PaddlePaddle is the foundation Baidu uses to build and train its ERNIE (Enhanced Representation through kNowledge IntEgration) language models, and the two are marketed together as a combined platform. PaddleNLP, the natural language processing kit, provides the large-model training and inference stack, including Baidu's 4D hybrid parallel strategies, fine-tuning methods, and high-performance inference [15]. For the open-weights ERNIE 4.5 family, Baidu also released ERNIEKit, an industrial development toolkit built on PaddlePaddle that covers pre-training, supervised fine-tuning, LoRA, direct preference optimization, and quantization workflows [15]. Baidu often reports its developer and enterprise numbers for the "PaddlePaddle-ERNIE" ecosystem as a whole rather than for the framework alone.
Baidu reports the size of the PaddlePaddle community at its Wave Summit events, and the figures have grown quickly. By the fourth quarter of 2022, Baidu cited more than 5.35 million developers and over 200,000 enterprises using the platform [20]. At Wave Summit 2023 it reported 8 million developers and around 220,000 enterprises, and by December 2023 the developer count had reached roughly 10.7 million [21]. At Wave Summit 2025, on September 9, 2025, Baidu said the combined PaddlePaddle-ERNIE ecosystem served 23.33 million developers and 760,000 enterprises, with on the order of 1.1 million models created on the platform [12][3]. These numbers come from Baidu and have not been independently audited, but they indicate that PaddlePaddle is the most widely used domestically developed deep learning framework in China.

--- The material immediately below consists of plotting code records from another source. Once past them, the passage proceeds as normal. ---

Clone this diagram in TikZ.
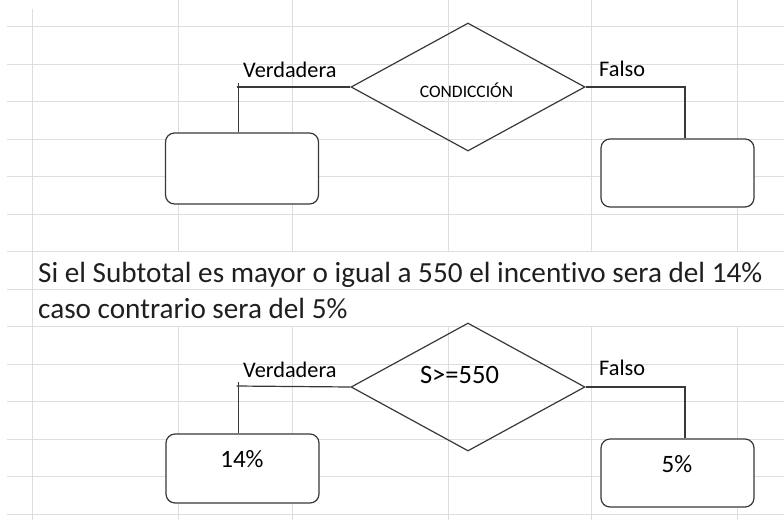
\documentclass[tikz,border=0pt]{standalone}
\usepackage{fontspec}
\setmainfont{Carlito}[Ligatures=NoCommon]
\usetikzlibrary{shapes.geometric, arrows}
\definecolor{cellgrid}{HTML}{DEDEDE}
\definecolor{ink}{HTML}{383838}
\tikzstyle{decision} = [diamond, minimum width=234pt, minimum height=128pt, inner sep=0pt, draw=ink, line width=1.2pt]
\tikzstyle{result} = [rectangle, rounded corners=9pt, minimum width=153pt, minimum height=69pt, draw=ink, fill=white, line width=1.2pt]
\tikzstyle{tag} = [inner sep=0pt, anchor=base west, font=\fontsize{22.3}{26}\selectfont]
\tikzstyle{value} = [inner sep=0pt, anchor=base, font=\fontsize{25}{30}\selectfont]
\tikzstyle{note} = [inner sep=0pt, anchor=base west, text=black!88, font=\fontsize{29.2}{35}\selectfont]
\tikzstyle{link} = [draw=ink, line width=1.2pt]
\tikzstyle{gridline} = [cellgrid, line width=1pt]

\begin{document}
\begin{tikzpicture}[x=1pt, y=-1pt]
\useasboundingbox (0,0) rectangle (784,520);

% cuadricula de la hoja
\foreach \k in {0,...,13}
  \draw [gridline] (7,26.5+37.5*\k) -- (784,26.5+37.5*\k);
\draw [gridline] (32,9) -- (32,520);
\foreach \x in {178,292.5,448,591,737} {
  \draw [gridline] (\x,0) -- (\x,251.5);
  \draw [gridline] (\x,326.5) -- (\x,520);
}

% esquema general
\node (cond1) [decision] at (468,87) {};
\node (yes1) [result, minimum height=71pt] at (242,168.5) {};
\node (no1) [result, minimum height=68pt] at (677.5,173) {};
\coordinate (t1) at (238.5,87);
\coordinate (e1) at (685,87);

\node (cond1txt) [inner sep=0pt, anchor=base, font=\fontsize{17.5}{20}\selectfont] at (466.5,97) {CONDICCIÓN};
\node (yes1txt) [tag] at (243,77) {Verdadera};
\node (no1txt) [tag] at (599,76) {Falso};

\draw [link] ([xshift=-2pt]t1) -- (cond1.west);
\draw [link] ([yshift=4pt]t1) -- (t1 |- yes1.north);
\draw [link] (cond1.east) -| (e1 |- no1.north);

% enunciado
\node (line1) [note] at (38,282) {Si el Subtotal es mayor o igual a 550 el incentivo sera del 14\%};
\node (line2) [note] at (38,318) {caso contrario sera del 5\%};

% ejemplo
\node (cond2) [decision] at (468,387) {};
\node (yes2) [result] at (242.5,468.5) {};
\node (no2) [result, minimum height=68pt] at (677.5,473) {};
\coordinate (t2) at (238.5,386);
\coordinate (e2) at (685,386);

\node (cond2txt) [value, font=\fontsize{26.5}{30}\selectfont] at (459.5,383) {S>=550};
\node (yes2txt) [tag] at (243,377) {Verdadera};
\node (no2txt) [tag] at (599,375) {Falso};
\node (yes2val) [value] at (242,467) {14\%};
\node (no2val) [value] at (677,472) {5\%};

\draw [link] ([xshift=-2pt]t2) -- (cond2.west);
\draw [link] ([yshift=4pt]t2) -- (t2 |- yes2.north);
\draw [link] (cond2.east) -| (e2 |- no2.north);

\end{tikzpicture}
\end{document}
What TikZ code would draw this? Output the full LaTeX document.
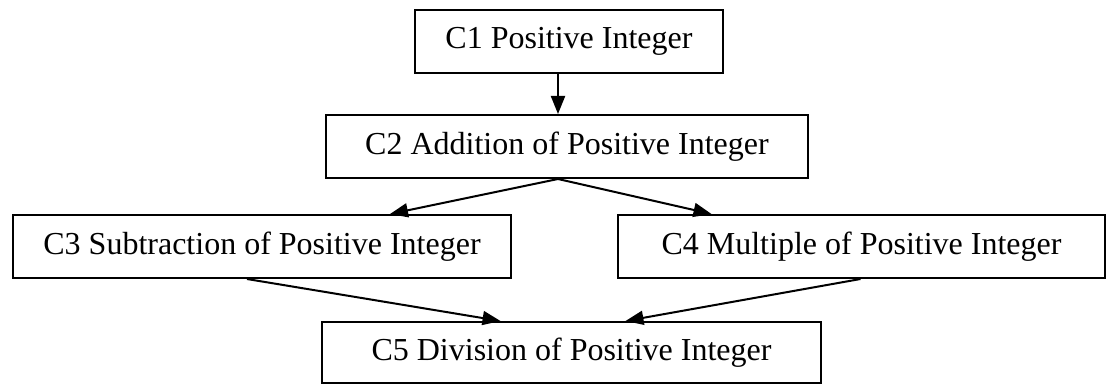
\documentclass[tikz,border=0pt]{standalone}
\usepackage{fontspec}
\setmainfont{Liberation Serif}
\usetikzlibrary{arrows.meta}
\begin{document}
\begin{tikzpicture}[x=1pt,y=-1pt,
  box/.style={draw=black, line width=2pt, fill=white, inner sep=0pt,
    minimum height=63pt, font=\fontsize{32}{38}\selectfont},
  link/.style={line width=2pt, -{Triangle[length=18pt,width=14pt]}}]
  \useasboundingbox (0,0) rectangle (1108,385);
  % concept boxes
  \node[box, minimum width=308pt] (c1) at (569,41.5) {C1 Positive Integer};
  \node[box, minimum width=482pt] (c2) at (567,146.5) {C2 Addition of Positive Integer};
  \node[box, minimum width=498pt] (c3) at (262,246.5) {C3 Subtraction of Positive Integer};
  \node[box, minimum width=487pt] (c4) at (861.5,246.5) {C4 Multiple of Positive Integer};
  \node[box, minimum width=499pt, minimum height=61pt] (c5) at (571.5,352.5) {C5 Division of Positive Integer};
  % prerequisite links
  \draw[link] ([xshift=-11pt]c1.south) -- ([xshift=-9pt]c2.north);
  \draw[link] ([xshift=-9pt]c2.south) -- ([xshift=128pt]c3.north);
  \draw[link] ([xshift=-9pt]c2.south) -- ([xshift=-150pt]c4.north);
  \draw[link] ([xshift=-15pt]c3.south) -- ([xshift=-71pt]c5.north);
  \draw[link] ([xshift=-1pt]c4.south) -- ([xshift=54pt]c5.north);
\end{tikzpicture}
\end{document}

The project has also gained support outside Baidu. Hardware vendors including NVIDIA and Graphcore have added PaddlePaddle support to their stacks, and pre-trained PaddlePaddle and PaddleNLP models are distributed through the Hugging Face Hub [22].
PaddlePaddle occupies a similar niche to PyTorch and TensorFlow: it is a general-purpose deep learning framework with a Python API, automatic differentiation, GPU acceleration, and tools for training and serving models. Like PyTorch, it now defaults to a dynamic, imperative style that is friendly for research and debugging, while retaining a static-graph path for optimized deployment [7]. Its main points of differentiation are a heavy emphasis on distributed and parallel training for industrial-scale models, a deep adaptation layer for a wide range of Chinese-market AI accelerators, and the unusually broad set of ready-made application toolkits that ship alongside the core library [9][13].
Adoption is the clearest difference in practice. PyTorch and TensorFlow dominate global research and industry usage, whereas PaddlePaddle's user base is concentrated in China, where it is the leading homegrown option and is closely tied to Baidu's cloud services and the ERNIE models. Its documentation and community materials are produced in both Chinese and English, but most of its momentum comes from the Chinese developer ecosystem [2][20].
The PaddlePaddle core framework and its major toolkits, including PaddleOCR and PaddleNLP, are open source under the Apache License 2.0, a permissive license that allows commercial use, modification, and redistribution [3][16]. Development happens in the open on GitHub under the PaddlePaddle organization, where the core repository (PaddlePaddle/Paddle) has well over 20,000 stars and more than a thousand contributors [3].